Standing beside the bed, the candle flickering on the nightstand, Shane felt a terrible constriction in his throat as he watched his father struggle within the grip of his delirium. His skin looked flushed, almost burning.

On impulse, Shane reached out and touched his forehead.

Mike Dawley’s eyes flew open and Shane jumped back, startled, his heart hammering, his fingertips felt blistered and numb, as if he’d just plugged into a bad electrical circuit.

His father was staring at him, watching him back away toward the door with an intensity that unnerved him.

Shane remembered the candle and walked back to the nightstand to blow it out.

The last image he had of his father was a grin, and then the room went dark.

He walked slowly to the door, arms out slightly, feeling his way. There came a soft sound behind him: fingernails running down damp sheets.

His father’s soft laughter. “Son?”

Shane hesitated, halfway across the room. “Yeah Dad?”

“My fingers… I can feel them growing back.”

9

Larry kick-started the bike and nodded for Shane to climb on.

With the front end pointed toward Kennedy Street and the engine burning gasoline, the surviving members of Quail Street gathered around the departing pair and wished them luck. Amid the final handshakes and embraces, farewells were exchanged and promises solemnly reaffirmed, yet there was a reluctance to let them go, a sense that the trip was fated to go badly.

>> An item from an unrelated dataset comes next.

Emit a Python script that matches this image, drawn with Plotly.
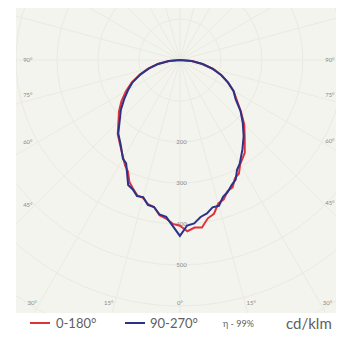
import numpy as np
import plotly.graph_objects as go

# ---- data (cd/klm), gamma angle from nadir, negative = left half ----
angles = [-90, -85, -80, -75, -70, -65, -60, -55, -50, -45, -40, -35, -30,
          -27.5, -25, -22.5, -20, -17.5, -15, -12.5, -10, -7.5, -5, -2.5, 0,
          2.5, 5, 7.5, 10, 12.5, 15, 17.5, 20, 22.5, 25, 27.5, 30,
          35, 40, 45, 50, 55, 60, 65, 70, 75, 80, 85, 90]
c0_180 = [0, 27, 55, 80, 104, 130, 152, 174, 194, 212, 236, 254, 278,
          290, 300, 322, 334, 346, 348, 360, 364, 382, 388, 400, 404,
          418, 410, 412, 392, 384, 362, 356, 340, 336, 318, 312, 294,
          276, 246, 222, 194, 170, 151, 130, 108, 84, 56, 29, 0]
c90_270 = [0, 27, 54, 78, 102, 127, 146, 166, 188, 208, 234, 252, 278,
           284, 306, 330, 336, 348, 346, 362, 364, 380, 384, 404, 429,
           404, 400, 386, 380, 368, 368, 350, 342, 330, 322, 302, 292,
           266, 242, 217, 193, 166, 151, 129, 107, 83, 56, 29, 0]
series_names = ["0-180°", "90-270°"]
series_colors = ["#e0323c", "#2b3388"]

circle_values = [100, 200, 300, 400, 500, 600, 700]
circle_labels = [200, 300, 400, 500]
radial_step = 15
angle_ticks = [90, 75, 60, 45, 30, 15, 0]
efficiency = "η - 99%"
unit_label = "cd/klm"

# ---- geometry of the frame ----
OFF = 8  # default page margin of the html body
X_RANGE = [-400, 398]
Y_RANGE = [-617, 127]
W, H = 344 - OFF, 340 - OFF
ML, MR, MT, MB = 16 - OFF, 1, 8 - OFF, 27
PW, PH = W - ML - MR, H - MT - MB

def to_xy(theta_deg, r):
    t = np.radians(np.asarray(theta_deg, dtype=float))
    r = np.asarray(r, dtype=float)
    return r * np.sin(t), -r * np.cos(t)

def px_x(px):  # page px -> paper
    return (px - OFF - ML) / PW

def px_y(py):
    return (H - MB - (py - OFF)) / PH

fig = go.Figure()
grid_col = "#eaeae3"

phi = np.linspace(0, 360, 361)
for cv in circle_values:
    gx, gy = to_xy(phi, [cv] * len(phi))
    fig.add_trace(go.Scatter(x=gx, y=gy, mode="lines",
                             line=dict(color=grid_col, width=1),
                             hoverinfo="skip", showlegend=False))
for a in range(0, 360, radial_step):
    gx, gy = to_xy([a, a], [0, 900])
    fig.add_trace(go.Scatter(x=gx, y=gy, mode="lines",
                             line=dict(color=grid_col, width=1),
                             hoverinfo="skip", showlegend=False))

lx, ly = to_xy([0] * len(circle_labels), circle_labels)
fig.add_trace(go.Scatter(x=lx + 4, y=ly, mode="text",
                         text=[str(v) for v in circle_labels],
                         textfont=dict(size=6, color="#8a8a86", family="Lato"),
                         hoverinfo="skip", showlegend=False))

xlim_l, xlim_r, ylim = 371, 366, 593
tx, ty, tt = [], [], []
for a in angle_ticks:
    for side in ([-1, 1] if a != 0 else [1]):
        s, c = np.sin(np.radians(a)), np.cos(np.radians(a))
        xl = xlim_l if side < 0 else xlim_r
        cands = []
        if s > 1e-9:
            cands.append(xl / s)
        if c > 1e-9:
            cands.append(ylim / c)
        t = min(cands)
        x, y = side * s * t, -c * t
        if abs(abs(x) - xl) < 1e-6 and a != 90:
            y += 10 + 0.12 * (90 - a)  # labels sit a little above the ray
        elif abs(y + ylim) < 1e-6 and a != 0:
            x += side * (12 + 0.2 * a)
        tx.append(x)
        ty.append(y)
        tt.append(f"{a}°")
fig.add_trace(go.Scatter(x=tx, y=ty, mode="text", text=tt,
                         textfont=dict(size=6, color="#8a8a86", family="Lato"),
                         hoverinfo="skip", showlegend=False))

for vals, name, col in [(c0_180, series_names[0], series_colors[0]),
                        (c90_270, series_names[1], series_colors[1])]:
    cx, cy = to_xy(angles, vals)
    fig.add_trace(go.Scatter(x=cx, y=cy, mode="lines", name=name,
                             line=dict(color=col, width=2),
                             showlegend=False))

shapes = []
annotations = []
leg_y = px_y(323)
for (x0, x1), col in zip([(30, 50), (125, 145)], series_colors):
    shapes.append(dict(type="line", xref="paper", yref="paper",
                       x0=px_x(x0), x1=px_x(x1), y0=leg_y, y1=leg_y,
                       line=dict(color=col, width=2)))
for txt, xp, size in [(series_names[0], 54, 13), (series_names[1], 148, 13),
                      (efficiency, 221, 9), (unit_label, 284, 15)]:
    annotations.append(dict(text=txt, xref="paper", yref="paper",
                            x=px_x(xp), y=leg_y, xanchor="left", yanchor="middle",
                            showarrow=False,
                            font=dict(size=size, color="#606060", family="Lato")))

fig.update_layout(
    width=W, height=H,
    margin=dict(l=ML, r=MR, t=MT, b=MB, pad=0),
    paper_bgcolor="#ffffff",
    plot_bgcolor="#f4f4ee",
    xaxis=dict(range=X_RANGE, visible=False, fixedrange=True),
    yaxis=dict(range=Y_RANGE, visible=False, fixedrange=True),
    shapes=shapes,
    annotations=annotations,
    showlegend=False,
)

fig.write_html("out.html")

Opposed to this was a gathering momentum, as if they could no more remain than hold back the sun, which was already climbing the eastern sky, scorching away the hours until nightfall.

Larry picked up his feet and the bike began to roll.

The wind brushed his face, warmed by the sun.

He glanced over his shoulder at his house, feeling it slip away like a stone off his chest. He had a premonition that he would never set foot in it again.